WORK TO DO: Images are not part of the copy; transcribe all the data exactly.

AVAILABLE DATA:
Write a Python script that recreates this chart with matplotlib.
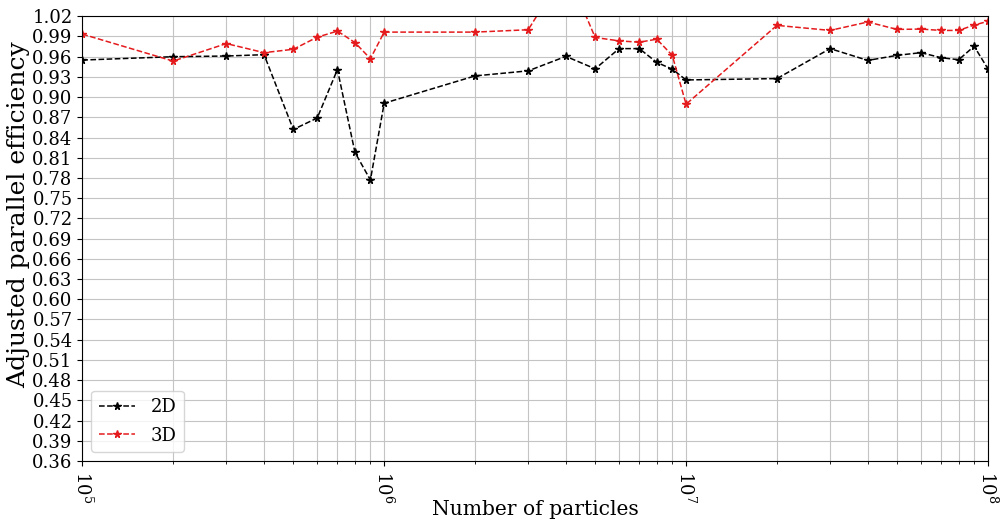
import numpy as np
import matplotlib
matplotlib.use("Agg")
import matplotlib.pyplot as plt

# particle counts (1..9 x 10^k, 1e5 .. 1e8)
particles = [1e5, 2e5, 3e5, 4e5, 5e5, 6e5, 7e5, 8e5, 9e5,
             1e6, 2e6, 3e6, 4e6, 5e6, 6e6, 7e6, 8e6, 9e6,
             1e7, 2e7, 3e7, 4e7, 5e7, 6e7, 7e7, 8e7, 9e7,
             1e8]

eff_2d = [0.955, 0.960, 0.961, 0.963, 0.852, 0.869, 0.941, 0.818, 0.777,
          0.891, 0.9315, 0.939, 0.9605, 0.942, 0.972, 0.972, 0.9515, 0.9415,
          0.9255, 0.9275, 0.972, 0.9545, 0.962, 0.966, 0.9585, 0.9555, 0.9755,
          0.942]

# 4e6 point is off the top of the axes in the original
eff_3d = [0.9935, 0.9535, 0.9795, 0.966, 0.971, 0.989, 0.998, 0.981, 0.957,
          0.9965, 0.9965, 1.000, 1.090, 0.9885, 0.9835, 0.9815, 0.986, 0.962,
          0.8895, 1.0065, 0.999, 1.0115, 1.0005, 1.001, 0.999, 0.999, 1.007,
          1.0125]

yticks = np.round(np.arange(0.36, 1.0201, 0.03), 2)

plt.rcParams['font.family'] = 'DejaVu Serif'
plt.rcParams['mathtext.fontset'] = 'dejavuserif'

fig, ax = plt.subplots(figsize=(10.04, 5.25), dpi=100)
ax.plot(particles, eff_2d, '--*', color='black', lw=1.1, ms=5.5, label='2D')
ax.plot(particles, eff_3d, '--*', color='#e41a1c', lw=1.1, ms=5.5, label='3D')

ax.set_xscale('log')
ax.set_xlim(1e5, 1e8)
ax.set_ylim(0.36, 1.02)
ax.set_yticks(yticks)
ax.set_yticklabels(['%.2f' % v for v in yticks], fontsize=13)
ax.tick_params(axis='x', labelsize=13, labelrotation=-90)
ax.grid(True, which='both', color='#c4c4c4', lw=0.8)
ax.set_axisbelow(True)

ax.set_xlabel('Number of particles', fontsize=14.6, labelpad=-2)
ax.set_ylabel('Adjusted parallel efficiency', fontsize=18)
ax.yaxis.set_label_coords(-0.058, 0.553)
ax.legend(loc='lower left', fontsize=13, handlelength=2.0, borderpad=0.4,
          labelspacing=0.6, handletextpad=0.9)

fig.subplots_adjust(left=0.082, right=0.984, top=0.969, bottom=0.122)
fig.savefig('out.png', dpi=100)
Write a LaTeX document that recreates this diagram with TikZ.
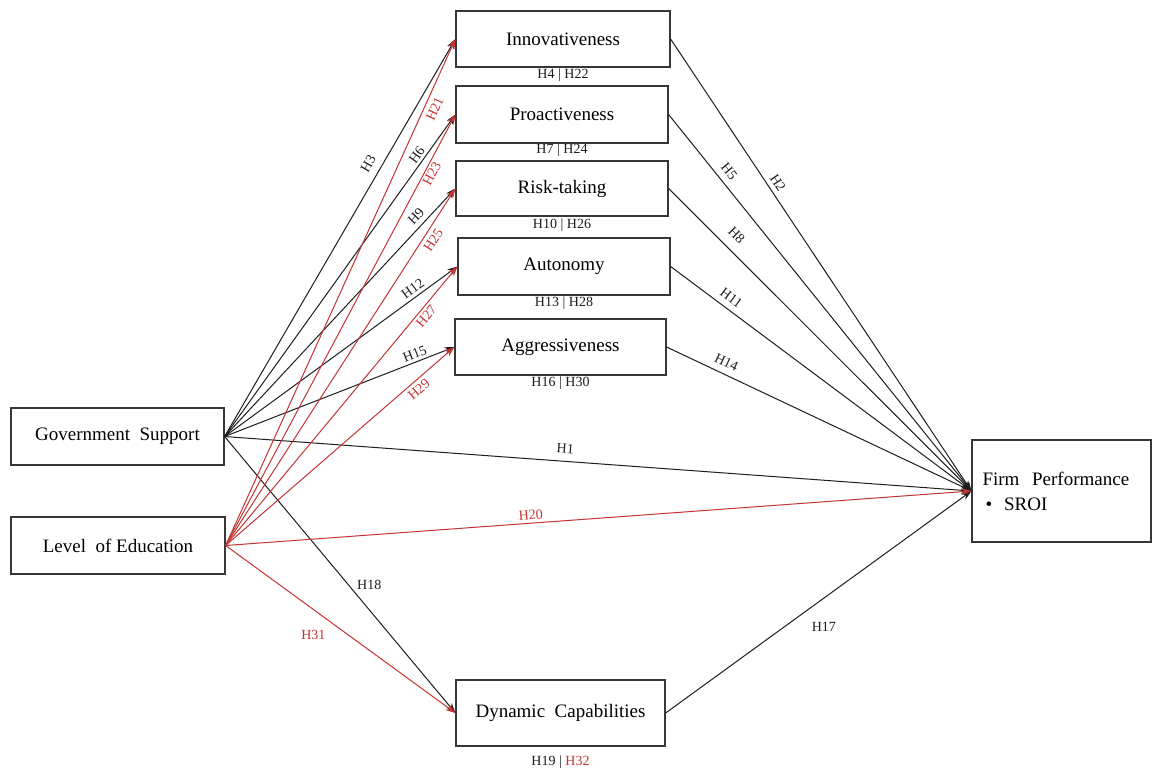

EXERCISE OUTPUT:
Write a Python script that recreates this chart with matplotlib.
import numpy as np
import matplotlib
matplotlib.use("Agg")
import matplotlib.pyplot as plt

# particle counts (1..9 x 10^k, 1e5 .. 1e8)
particles = [1e5, 2e5, 3e5, 4e5, 5e5, 6e5, 7e5, 8e5, 9e5,
             1e6, 2e6, 3e6, 4e6, 5e6, 6e6, 7e6, 8e6, 9e6,
             1e7, 2e7, 3e7, 4e7, 5e7, 6e7, 7e7, 8e7, 9e7,
             1e8]

eff_2d = [0.955, 0.960, 0.961, 0.963, 0.852, 0.869, 0.941, 0.818, 0.777,
          0.891, 0.9315, 0.939, 0.9605, 0.942, 0.972, 0.972, 0.9515, 0.9415,
          0.9255, 0.9275, 0.972, 0.9545, 0.962, 0.966, 0.9585, 0.9555, 0.9755,
          0.942]

# 4e6 point is off the top of the axes in the original
eff_3d = [0.9935, 0.9535, 0.9795, 0.966, 0.971, 0.989, 0.998, 0.981, 0.957,
          0.9965, 0.9965, 1.000, 1.090, 0.9885, 0.9835, 0.9815, 0.986, 0.962,
          0.8895, 1.0065, 0.999, 1.0115, 1.0005, 1.001, 0.999, 0.999, 1.007,
          1.0125]

yticks = np.round(np.arange(0.36, 1.0201, 0.03), 2)

plt.rcParams['font.family'] = 'DejaVu Serif'
plt.rcParams['mathtext.fontset'] = 'dejavuserif'

fig, ax = plt.subplots(figsize=(10.04, 5.25), dpi=100)
ax.plot(particles, eff_2d, '--*', color='black', lw=1.1, ms=5.5, label='2D')
ax.plot(particles, eff_3d, '--*', color='#e41a1c', lw=1.1, ms=5.5, label='3D')

ax.set_xscale('log')
ax.set_xlim(1e5, 1e8)
ax.set_ylim(0.36, 1.02)
ax.set_yticks(yticks)
ax.set_yticklabels(['%.2f' % v for v in yticks], fontsize=13)
ax.tick_params(axis='x', labelsize=13, labelrotation=-90)
ax.grid(True, which='both', color='#c4c4c4', lw=0.8)
ax.set_axisbelow(True)

ax.set_xlabel('Number of particles', fontsize=14.6, labelpad=-2)
ax.set_ylabel('Adjusted parallel efficiency', fontsize=18)
ax.yaxis.set_label_coords(-0.058, 0.553)
ax.legend(loc='lower left', fontsize=13, handlelength=2.0, borderpad=0.4,
          labelspacing=0.6, handletextpad=0.9)

fig.subplots_adjust(left=0.082, right=0.984, top=0.969, bottom=0.122)
fig.savefig('out.png', dpi=100)
Write a LaTeX document that recreates this diagram with TikZ.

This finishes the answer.